We have four cats who all started life with us each with one name.  Now everyone has official names, and secret ones, and names that come and go like the weather.  Why do cats have so many names?


Losha has the least number, maybe because she is the Mom cat and one year older than her three cat children.  Of course she is also Mamalosha, and sometimes Loshamama, but these all seem to maintain her dignity, or which she has a great amount.


Mau has several names but like her, they are sort of generic rather than descriptive.  Mau is cat in Egyptian, and she is also Mauchica, which is cat girl in Egyptian and Spanish.  Mostly she is Mau Mau; always turned toward her wild outdoor life.  On those rare occasions when she briefly comes inside she is so on guard she earns the name Scary Cat.



Hopee is sometimes called Hoopee, and has had many variations like Hopito and Hopeecito.  Also he is occasionally Hopeelapo because that's where he most wants to be. Most recently he was christened Burr by our housesitter, I think because he like to stick to furniture and is difficult to dislodge.


Hopee and his sister Soma like to watch me make frame drums and the difference in their manner seems a perfect reflection of their attitude toward life.


Hopee is curious while Soma is happy to lounge.  Soma was named for the sacred drink of the Gods mentioned in the Rig Veda but she is often Somatalkie because she has a comment for every moment of our insufficient attention to her needs.  Her newest name is Limpet, which does capture exactly her suck up and attach qualities.  I often wonder what cats name themselves.  Surely creatures as complex and mysterious as cats have their own many layers of names.  One of my favorite phrases of shamanic wisdom from the Journey Oracle card deck seems to apply perfectly: "naming it makes it so."

Saturday, August 23, 2014

Drumming for the clouds


I have just finished a new shamanic journey drum that appears to be made of the clouds.  The surface of the skin is a rich blend of transparent areas mixed with opaque patches--just like the clouds beginning to appear during these late August summer days.  It has hazy gold light on the edges, reminding me of the way the dust of high summer filters the sunlight into golden shafts this time of year.

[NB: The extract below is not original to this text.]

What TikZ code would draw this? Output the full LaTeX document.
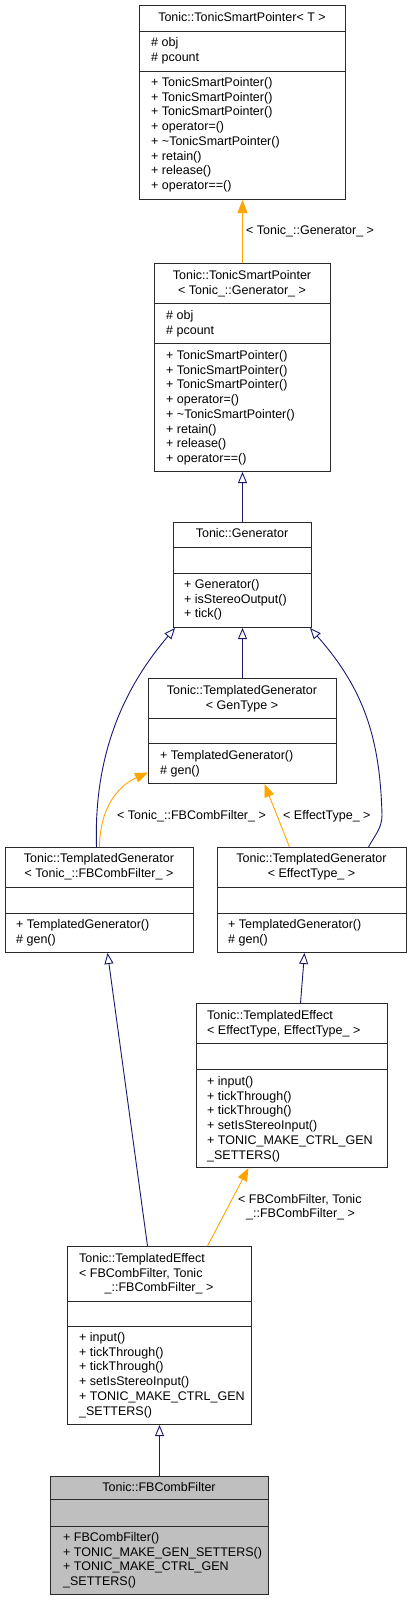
\documentclass[tikz,border=0pt]{standalone}
\usepackage{fontspec}
\setmainfont{Liberation Sans}
\usetikzlibrary{arrows.meta}
\definecolor{edgeblue}{HTML}{191970}
\definecolor{edgeorange}{HTML}{FFA500}
\definecolor{boxline}{HTML}{2A2A2A}
\definecolor{fbfill}{HTML}{BFBFBF}
\newcommand\umllines[5]{%
  \foreach \t [count=\i] in {#5} {%
    \node[txt, anchor=#4] (#1\i) at (#2, {#3+4.5+(\i-1)*14.7}) {\t};
  }%
}
\newcommand\umlsep[2]{%
  \draw[boxline, line width=0.9bp] (#1.west |- 0,#2) -- (#1.east |- 0,#2);
}
\begin{document}
\begin{tikzpicture}[x=1bp,y=-1bp,
  box/.style={draw=boxline, fill=white, line width=1bp, inner sep=0pt, anchor=north west},
  txt/.style={inner sep=0pt, font=\fontsize{12.5bp}{14.7bp}\selectfont},
  inh/.style={draw=edgeblue, line width=0.9bp, -{Triangle[open, length=11bp, width=9bp]}},
  tmpl/.style={draw=edgeorange, line width=0.9bp, -{Triangle[length=13bp, width=10bp]}},
  lbl/.style={txt, anchor=base west}
]
\useasboundingbox (0,0) rectangle (411,1601);

% ---- boxes ----
\node[box, minimum width=206bp, minimum height=194bp] (b1) at (139,5) {};
\umlsep{b1}{31}\umlsep{b1}{71}
\umllines{b1t}{242}{17}{base}{{Tonic::TonicSmartPointer< T >}}
\umllines{b1a}{151}{42}{base west}{\# obj, \# pcount}
\umllines{b1m}{151}{82}{base west}{+ TonicSmartPointer(), + TonicSmartPointer(), + TonicSmartPointer(), + operator=(), + \textasciitilde TonicSmartPointer(), + retain(), + release(), + operator==()}

\node[box, minimum width=176bp, minimum height=208bp] (b2) at (154,263) {};
\umlsep{b2}{303}\umlsep{b2}{343}
\umllines{b2t}{242}{275}{base}{Tonic::TonicSmartPointer, {< Tonic\_::Generator\_ >}}
\umllines{b2a}{166}{315}{base west}{\# obj, \# pcount}
\umllines{b2m}{166}{355}{base west}{+ TonicSmartPointer(), + TonicSmartPointer(), + TonicSmartPointer(), + operator=(), + \textasciitilde TonicSmartPointer(), + retain(), + release(), + operator==()}

\node[box, minimum width=138bp, minimum height=105bp] (b3) at (173,522) {};
\umlsep{b3}{547}\umlsep{b3}{573}
\umllines{b3t}{242}{533}{base}{Tonic::Generator}
\umllines{b3m}{184}{584}{base west}{+ Generator(), + isStereoOutput(), + tick()}

\node[box, minimum width=188bp, minimum height=105bp] (b4) at (148,678) {};
\umlsep{b4}{718}\umlsep{b4}{743}
\umllines{b4t}{242}{690}{base}{Tonic::TemplatedGenerator, {< GenType >}}
\umllines{b4m}{160}{755}{base west}{+ TemplatedGenerator(), \# gen()}

\node[box, minimum width=188bp, minimum height=105bp] (b5) at (5,847) {};
\umlsep{b5}{887}\umlsep{b5}{913}
\umllines{b5t}{99}{858}{base}{Tonic::TemplatedGenerator, {< Tonic\_::FBCombFilter\_ >}}
\umllines{b5m}{16}{924}{base west}{+ TemplatedGenerator(), \# gen()}

\node[box, minimum width=189bp, minimum height=105bp] (b6) at (217,847) {};
\umlsep{b6}{887}\umlsep{b6}{913}
\umllines{b6t}{311.5}{858}{base}{Tonic::TemplatedGenerator, {< EffectType\_ >}}
\umllines{b6m}{228}{924}{base west}{+ TemplatedGenerator(), \# gen()}

\node[box, minimum width=191bp, minimum height=164bp] (b7) at (196,1003) {};
\umlsep{b7}{1043}\umlsep{b7}{1069}
\umllines{b7t}{207}{1015}{base west}{Tonic::TemplatedEffect, {< EffectType, EffectType\_ >}}
\umllines{b7m}{207}{1081}{base west}{+ input(), + tickThrough(), + tickThrough(), + setIsStereoInput(), + TONIC\_MAKE\_CTRL\_GEN, \_SETTERS()}

\node[box, minimum width=184bp, minimum height=178bp] (b8) at (67,1246) {};
\umlsep{b8}{1301}\umlsep{b8}{1326}
\umllines{b8t}{79}{1258}{base west}{Tonic::TemplatedEffect, {< FBCombFilter, Tonic}}
\umllines{b8u}{159}{1287}{base}{\_::FBCombFilter\_ >}
\umllines{b8m}{79}{1337}{base west}{+ input(), + tickThrough(), + tickThrough(), + setIsStereoInput(), + TONIC\_MAKE\_CTRL\_GEN, \_SETTERS()}

\node[box, fill=fbfill, minimum width=218bp, minimum height=118bp] (b9) at (50,1476) {};
\umlsep{b9}{1499}\umlsep{b9}{1526}
\umllines{b9t}{159}{1487}{base}{Tonic::FBCombFilter}
\umllines{b9m}{63}{1537}{base west}{+ FBCombFilter(), + TONIC\_MAKE\_GEN\_SETTERS(), + TONIC\_MAKE\_CTRL\_GEN, \_SETTERS()}

% ---- connectors ----
\draw[tmpl] (b2.north) -- (b1.south);
\node[lbl] (l1) at (246,234.5) {< Tonic\_::Generator\_ >};
\draw[inh] (b3.north) -- (b2.south);
\draw[inh] (b4.north) -- (b3.south);
\draw[inh] ([xshift=-3bp]b5.north) .. controls (93,740) and (135,675) .. ([xshift=2bp]b3.south west);
\draw[tmpl] (b5.north) .. controls (100,805) and (120,785) .. ([yshift=-41.5bp]b4.west);
\node[lbl] (l2) at (117,819.5) {< Tonic\_::FBCombFilter\_ >};
\draw[tmpl] ([xshift=-22.5bp]b6.north) -- ([xshift=22bp]b4.south);
\node[lbl] (l3) at (283,819.5) {< EffectType\_ >};
\draw[inh] ([xshift=56.5bp]b6.north) .. controls (375,835) and (382,828) .. (382,815) .. controls (380,740) and (365,690) .. ([xshift=-2bp]b3.south east);
\draw[inh] ([xshift=8.5bp]b7.north) -- ([xshift=-7.5bp]b6.south);
\draw[inh] ([xshift=-12bp]b8.north) -- ([xshift=8bp]b5.south);
\draw[tmpl] ([xshift=48bp]b8.north) -- ([xshift=-43.5bp]b7.south);
\node[lbl] (l4) at (238,1203.5) {< FBCombFilter, Tonic};
\node[lbl] (l5) at (246,1217.5) {\_::FBCombFilter\_ >};
\draw[inh] (b9.north) -- (b8.south);
\end{tikzpicture}
\end{document}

Weaving the interlacement pattern into the back of the drum became quite a complicated task.  I finish each drum by creating a pattern using the same number of thongs that fasten the hide to the cedar ring--for this new drum the number is 11. Although I was able to make the pattern from a single length of thong, which is important because an interlacement is continuous so the eye travels its complexity without a pause, the resulting spaces were too narrow.  The addition of a five sided rawhide rope to pull open the shape unexpectedly created another whole level of interconnection.


In fact, the resulting pattern is so complex that I have been unable to wrap the thongs with leather hitching which is my usual way of finishing the back fastening of my drums.  And yet when I looked closely though the window-like opening in the center, I felt I was looking though to the sky with the clouds parting to show its face of eternal blue.  This airy web is just right.